Exercise: All the data below goes into the copy word for word, but the pictures don't.

Data section:

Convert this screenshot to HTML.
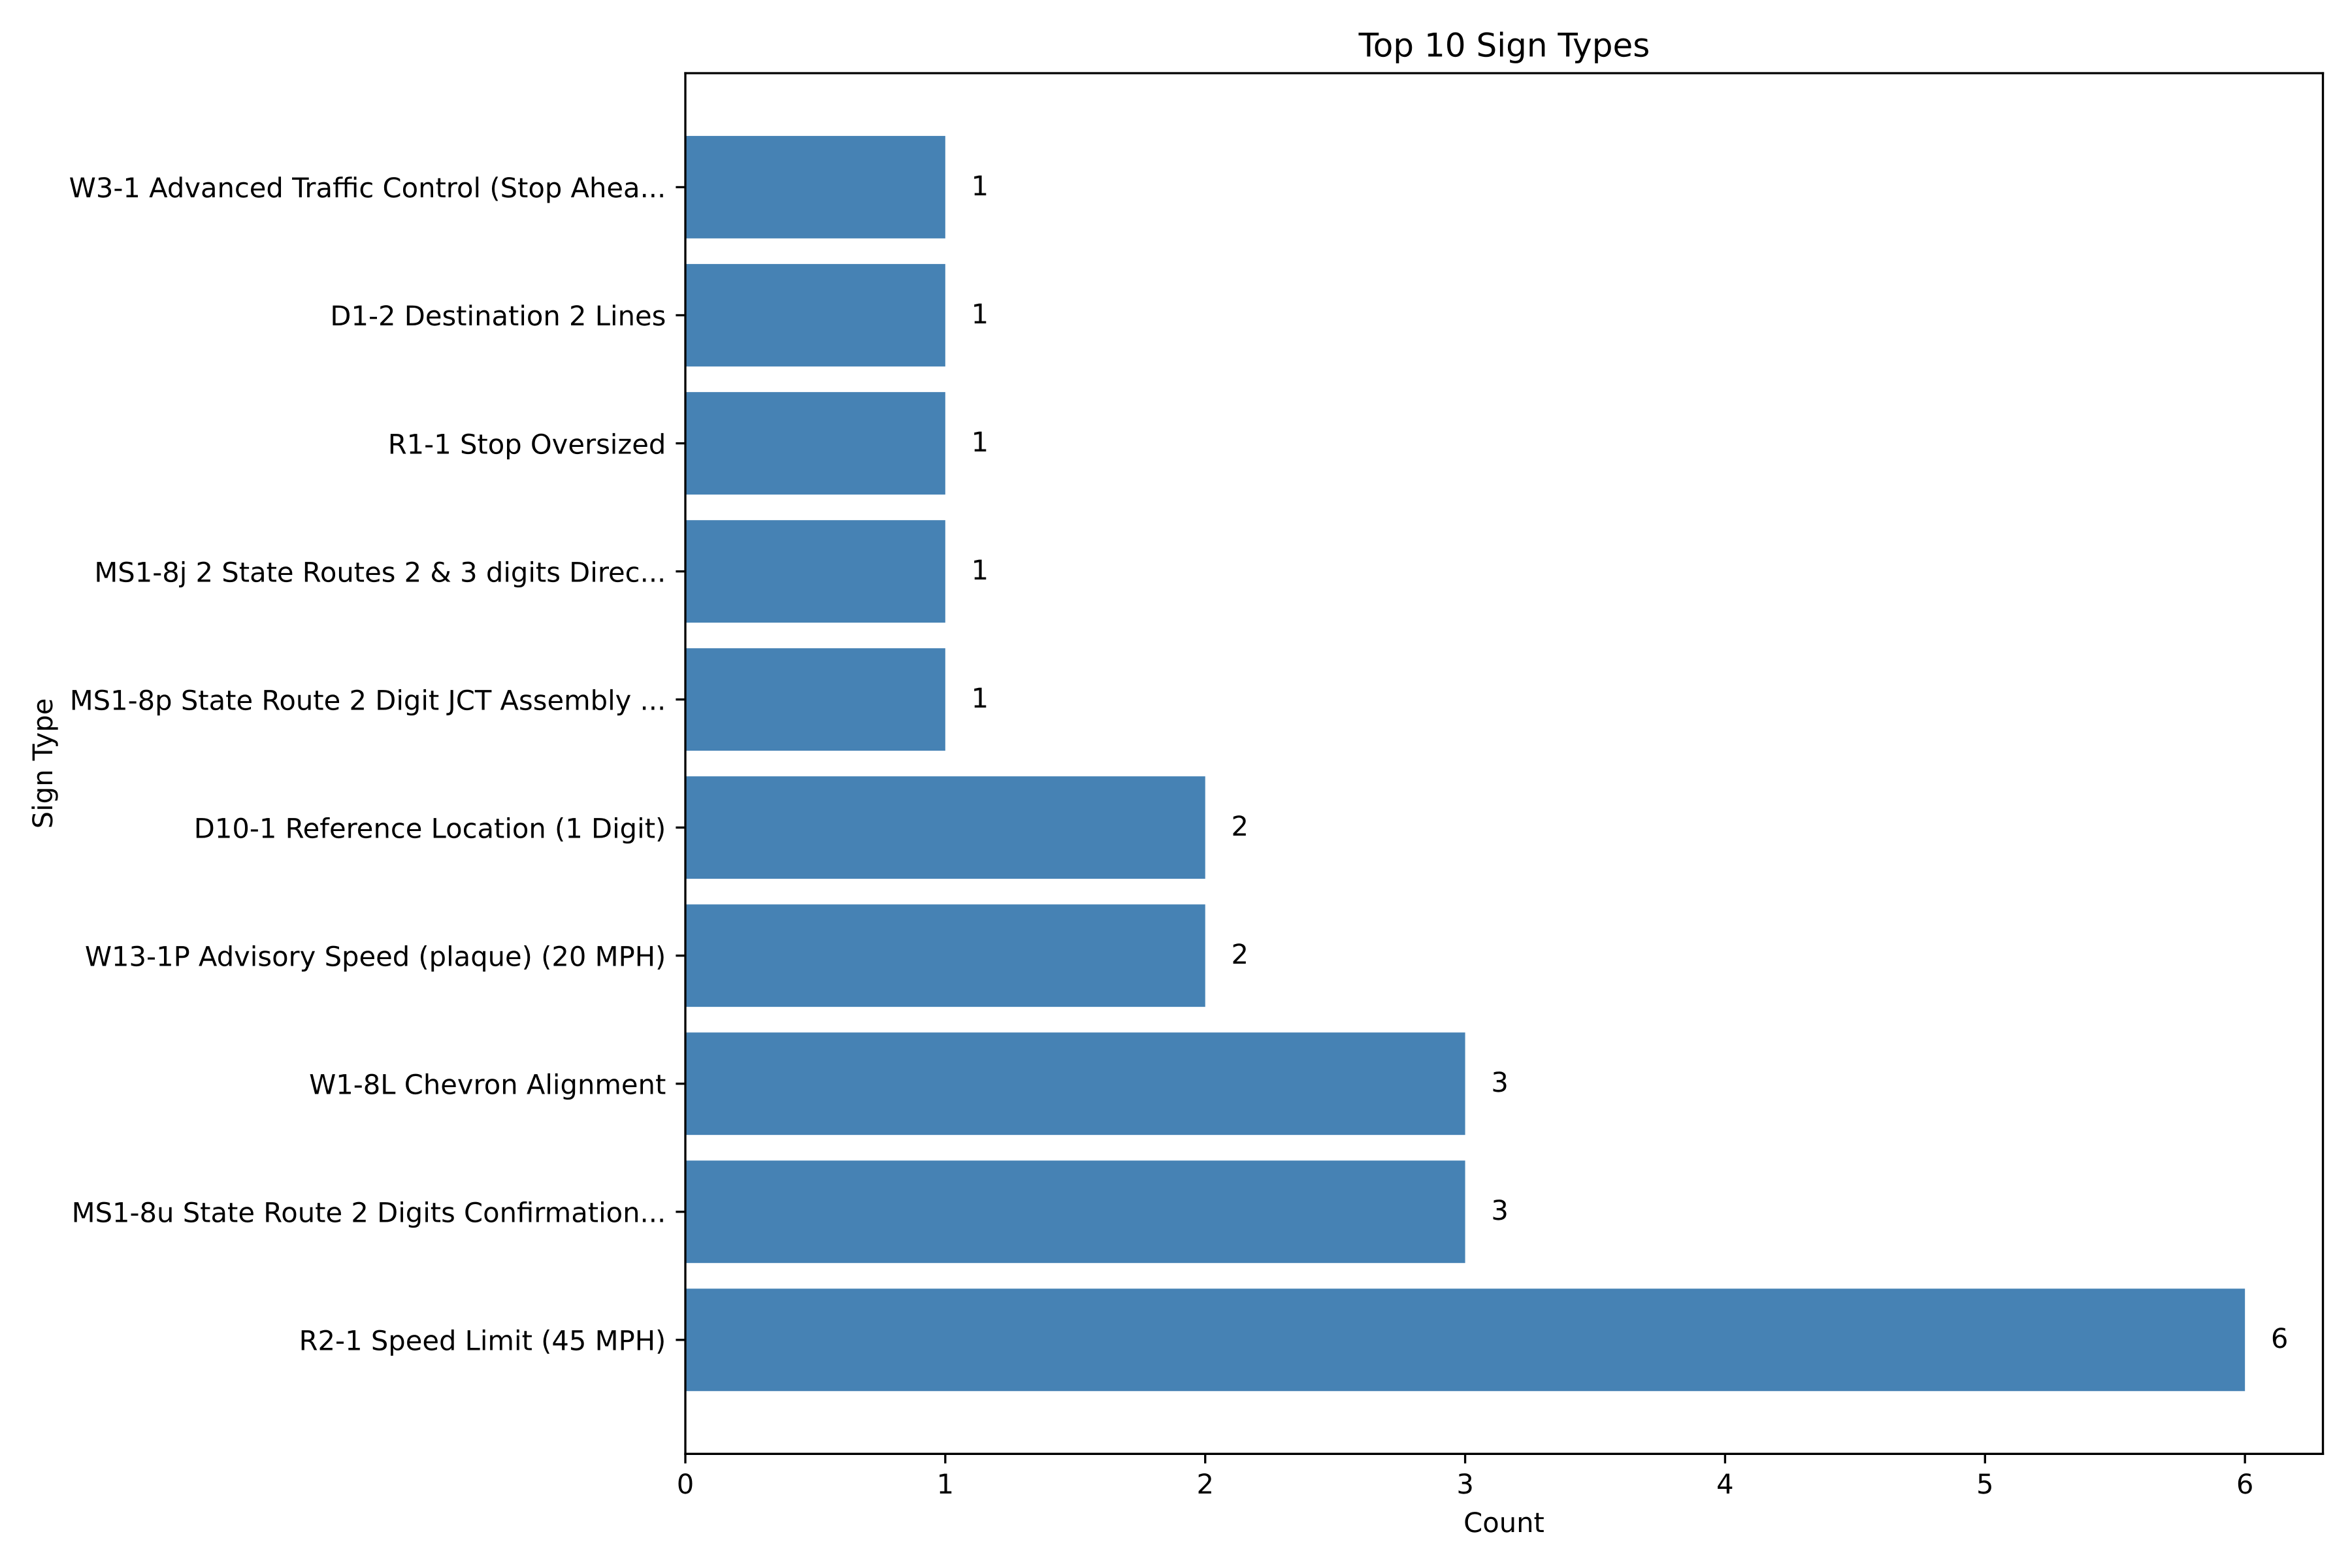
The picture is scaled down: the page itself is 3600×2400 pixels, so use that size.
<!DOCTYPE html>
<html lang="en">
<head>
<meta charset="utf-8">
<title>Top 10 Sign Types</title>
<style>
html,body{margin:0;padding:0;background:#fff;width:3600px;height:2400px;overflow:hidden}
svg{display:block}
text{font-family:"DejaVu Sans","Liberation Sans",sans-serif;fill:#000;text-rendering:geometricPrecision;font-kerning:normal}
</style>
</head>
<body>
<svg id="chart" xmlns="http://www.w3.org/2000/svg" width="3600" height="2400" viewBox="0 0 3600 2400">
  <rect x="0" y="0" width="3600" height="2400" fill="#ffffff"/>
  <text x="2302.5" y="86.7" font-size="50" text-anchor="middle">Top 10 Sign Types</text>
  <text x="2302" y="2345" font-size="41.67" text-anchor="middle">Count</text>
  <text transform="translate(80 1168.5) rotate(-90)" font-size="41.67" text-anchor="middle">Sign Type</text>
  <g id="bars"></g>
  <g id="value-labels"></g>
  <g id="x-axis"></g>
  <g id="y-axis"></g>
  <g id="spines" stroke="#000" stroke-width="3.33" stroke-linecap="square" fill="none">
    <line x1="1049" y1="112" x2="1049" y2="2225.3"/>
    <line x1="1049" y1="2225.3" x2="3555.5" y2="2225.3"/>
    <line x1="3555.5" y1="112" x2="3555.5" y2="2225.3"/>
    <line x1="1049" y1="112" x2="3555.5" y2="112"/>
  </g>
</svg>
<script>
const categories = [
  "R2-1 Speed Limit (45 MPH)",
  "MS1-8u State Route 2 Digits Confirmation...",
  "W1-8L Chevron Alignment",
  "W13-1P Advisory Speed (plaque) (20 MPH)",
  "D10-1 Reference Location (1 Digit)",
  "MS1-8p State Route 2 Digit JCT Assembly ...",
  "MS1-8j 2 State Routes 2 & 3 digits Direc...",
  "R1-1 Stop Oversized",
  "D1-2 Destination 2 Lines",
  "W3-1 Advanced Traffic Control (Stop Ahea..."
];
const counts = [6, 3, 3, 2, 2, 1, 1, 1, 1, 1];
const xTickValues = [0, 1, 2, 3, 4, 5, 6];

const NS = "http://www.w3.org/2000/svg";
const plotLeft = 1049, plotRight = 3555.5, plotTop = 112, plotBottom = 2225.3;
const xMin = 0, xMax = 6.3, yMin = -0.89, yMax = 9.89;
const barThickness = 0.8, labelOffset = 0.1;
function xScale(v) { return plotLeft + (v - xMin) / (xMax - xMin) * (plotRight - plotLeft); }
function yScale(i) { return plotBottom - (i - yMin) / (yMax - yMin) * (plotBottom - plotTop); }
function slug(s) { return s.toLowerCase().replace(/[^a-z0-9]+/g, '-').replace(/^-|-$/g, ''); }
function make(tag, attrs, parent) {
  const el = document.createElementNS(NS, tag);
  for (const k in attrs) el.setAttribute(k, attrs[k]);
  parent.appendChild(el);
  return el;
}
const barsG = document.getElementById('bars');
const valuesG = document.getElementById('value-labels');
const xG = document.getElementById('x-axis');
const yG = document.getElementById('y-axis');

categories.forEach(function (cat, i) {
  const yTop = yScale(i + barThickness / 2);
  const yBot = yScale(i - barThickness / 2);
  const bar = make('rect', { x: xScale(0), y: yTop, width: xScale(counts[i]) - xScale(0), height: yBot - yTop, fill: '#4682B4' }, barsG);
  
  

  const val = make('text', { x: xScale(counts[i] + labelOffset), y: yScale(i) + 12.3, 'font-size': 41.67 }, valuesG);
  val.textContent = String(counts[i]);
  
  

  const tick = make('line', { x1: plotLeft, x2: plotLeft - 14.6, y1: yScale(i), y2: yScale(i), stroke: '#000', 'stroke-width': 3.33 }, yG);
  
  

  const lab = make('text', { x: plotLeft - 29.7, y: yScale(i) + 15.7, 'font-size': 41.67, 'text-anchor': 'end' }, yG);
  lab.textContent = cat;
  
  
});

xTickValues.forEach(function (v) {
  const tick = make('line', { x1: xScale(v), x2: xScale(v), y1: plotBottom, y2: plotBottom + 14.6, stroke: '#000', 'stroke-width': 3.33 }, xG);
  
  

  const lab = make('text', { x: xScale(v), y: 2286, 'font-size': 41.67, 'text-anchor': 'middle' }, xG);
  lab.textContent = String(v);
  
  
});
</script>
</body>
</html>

The output:
Convert this screenshot to HTML.
The picture is scaled down: the page itself is 3600×2400 pixels, so use that size.
<!DOCTYPE html>
<html lang="en">
<head>
<meta charset="utf-8">
<title>Top 10 Sign Types</title>
<style>
html,body{margin:0;padding:0;background:#fff;width:3600px;height:2400px;overflow:hidden}
svg{display:block}
text{font-family:"DejaVu Sans","Liberation Sans",sans-serif;fill:#000;text-rendering:geometricPrecision;font-kerning:normal}
</style>
</head>
<body>
<svg id="chart" xmlns="http://www.w3.org/2000/svg" width="3600" height="2400" viewBox="0 0 3600 2400">
  <rect x="0" y="0" width="3600" height="2400" fill="#ffffff"/>
  <text x="2302.5" y="86.7" font-size="50" text-anchor="middle">Top 10 Sign Types</text>
  <text x="2302" y="2345" font-size="41.67" text-anchor="middle">Count</text>
  <text transform="translate(80 1168.5) rotate(-90)" font-size="41.67" text-anchor="middle">Sign Type</text>
  <g id="bars"></g>
  <g id="value-labels"></g>
  <g id="x-axis"></g>
  <g id="y-axis"></g>
  <g id="spines" stroke="#000" stroke-width="3.33" stroke-linecap="square" fill="none">
    <line x1="1049" y1="112" x2="1049" y2="2225.3"/>
    <line x1="1049" y1="2225.3" x2="3555.5" y2="2225.3"/>
    <line x1="3555.5" y1="112" x2="3555.5" y2="2225.3"/>
    <line x1="1049" y1="112" x2="3555.5" y2="112"/>
  </g>
</svg>
<script>
const categories = [
  "R2-1 Speed Limit (45 MPH)",
  "MS1-8u State Route 2 Digits Confirmation...",
  "W1-8L Chevron Alignment",
  "W13-1P Advisory Speed (plaque) (20 MPH)",
  "D10-1 Reference Location (1 Digit)",
  "MS1-8p State Route 2 Digit JCT Assembly ...",
  "MS1-8j 2 State Routes 2 & 3 digits Direc...",
  "R1-1 Stop Oversized",
  "D1-2 Destination 2 Lines",
  "W3-1 Advanced Traffic Control (Stop Ahea..."
];
const counts = [6, 3, 3, 2, 2, 1, 1, 1, 1, 1];
const xTickValues = [0, 1, 2, 3, 4, 5, 6];

const NS = "http://www.w3.org/2000/svg";
const plotLeft = 1049, plotRight = 3555.5, plotTop = 112, plotBottom = 2225.3;
const xMin = 0, xMax = 6.3, yMin = -0.89, yMax = 9.89;
const barThickness = 0.8, labelOffset = 0.1;
function xScale(v) { return plotLeft + (v - xMin) / (xMax - xMin) * (plotRight - plotLeft); }
function yScale(i) { return plotBottom - (i - yMin) / (yMax - yMin) * (plotBottom - plotTop); }
function slug(s) { return s.toLowerCase().replace(/[^a-z0-9]+/g, '-').replace(/^-|-$/g, ''); }
function make(tag, attrs, parent) {
  const el = document.createElementNS(NS, tag);
  for (const k in attrs) el.setAttribute(k, attrs[k]);
  parent.appendChild(el);
  return el;
}
const barsG = document.getElementById('bars');
const valuesG = document.getElementById('value-labels');
const xG = document.getElementById('x-axis');
const yG = document.getElementById('y-axis');

categories.forEach(function (cat, i) {
  const yTop = yScale(i + barThickness / 2);
  const yBot = yScale(i - barThickness / 2);
  const bar = make('rect', { x: xScale(0), y: yTop, width: xScale(counts[i]) - xScale(0), height: yBot - yTop, fill: '#4682B4' }, barsG);
  
  

  const val = make('text', { x: xScale(counts[i] + labelOffset), y: yScale(i) + 12.3, 'font-size': 41.67 }, valuesG);
  val.textContent = String(counts[i]);
  
  

  const tick = make('line', { x1: plotLeft, x2: plotLeft - 14.6, y1: yScale(i), y2: yScale(i), stroke: '#000', 'stroke-width': 3.33 }, yG);
  
  

  const lab = make('text', { x: plotLeft - 29.7, y: yScale(i) + 15.7, 'font-size': 41.67, 'text-anchor': 'end' }, yG);
  lab.textContent = cat;
  
  
});

xTickValues.forEach(function (v) {
  const tick = make('line', { x1: xScale(v), x2: xScale(v), y1: plotBottom, y2: plotBottom + 14.6, stroke: '#000', 'stroke-width': 3.33 }, xG);
  
  

  const lab = make('text', { x: xScale(v), y: 2286, 'font-size': 41.67, 'text-anchor': 'middle' }, xG);
  lab.textContent = String(v);
  
  
});
</script>
</body>
</html>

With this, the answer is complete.